The legendary Mayor, Governor and Congressman James Michael Curley is known at once as “Mayor of the Poor” and the “Rascal King” for his many controversial years in politics and public service.  His was a rags to riches story, extending from a humble start as the child of poor Irish immigrants in Roxbury to “the house with the shamrock shutters” in Jamaica Plain that he built in 1915.  His partner in that rise was Mary Emelda Herlihy, whom Curley married in 1906.  Jim and Mary had nine children together and lived happily in the new house.

However, tragedy befell the Curleys in 1930. After suffering with cancer for two years, Mary died, leaving James Michael Curley a bereft father of seven surviving children.   With the loss of his beloved Mary, according to son Francis Curley, Jim Curley “lost his anchor.”

The private man was heartbroken; the public figure persisted and went on to become Governor in 1934.  In 1937 he married again, to Gertrude Casey, which was said to be a happy union.  However, many close to him believe the loss of Mary marked the beginning of his political decline.  It most certainly marked the beginning of a train of tragedies that befell his family.  By the time of his death, only one of his nine children with Mary survived.

Mary Emelda Herlihy’s name lives on in “The Curley,” the art-deco Mary E. Curley School in Jamaica Plain, designed by the architectural firm of McLaughlin & Burr and built in 1931 and named by Mayor Curley in memory of his beloved wife.


    1. The Home for Aged Couples, 409 and 419 Walnut Avenue, and 2055 Columbus Avenue

The Home for Aged Couples emerged out of a late 19th century charitable movement that sought protection for the aged, the Home for Aged Couples was unique in both supporting the elderly and keeping couples together in their final years. Founded in 1884, the Home for Aged Couples offered long-term care for elderly couples of limited means. In exchange for assigning their remaining assets to the Society, residents were provided with food, clothing, a small weekly spending allowance, and medical care.

It began on Shawmut Avenue in Boston’s South End, but by 1887, the organization relocated to the former estate of Edward E. Rice on Walnut Avenue in Jamaica Plain. Rice, a local merchant and philanthropist, conveyed his property to the Home for Aged Couples along with a $17,000 loan in April of 1887.  Located on a 128,000 square foot parcel across Walnut Avenue from Franklin Park the Home offered its residents spaciousness of its own grounds and the proximity of Franklin Park contributed greatly to the tranquility of an aging couple’s final years. The former Rice home served for eight years as the only building on the campus of the Home for Aged Couples. It expanded to include three large buildings designed expressly for the purposes of the institution between 1892 and 1927.  Where a single building initially accommodated

residential, dining, and medical care functions, the expanded facilities allowed for the separation of these services.

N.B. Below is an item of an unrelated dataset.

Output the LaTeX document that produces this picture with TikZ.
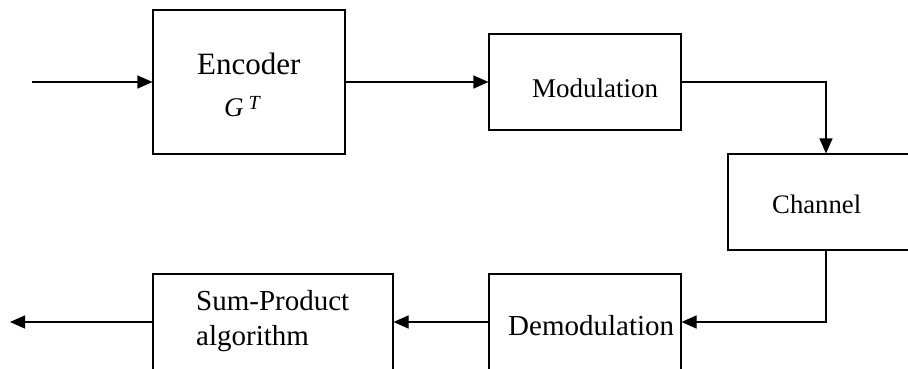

The Home for Aged Couples thrived through the first half of the 20″” century. However, as additional elderly care resources became available, the number of residents of the Home for Aged Couples dwindled. Perhaps sensing impending decline, the administration enacted a new policy that admitted single men and women to the Home. Reflecting this change, the Home for Aged Couples became the Elizabeth Carleton House in 1955, named for the institution’s founding doctor.  Today the campus is preserved and is operated by Rogerson Communities, with continued focus on end of life care.


There are undoubtedly thousands of great Boston love stories waiting to be told.  In this historic city, we can only wish our walls could talk!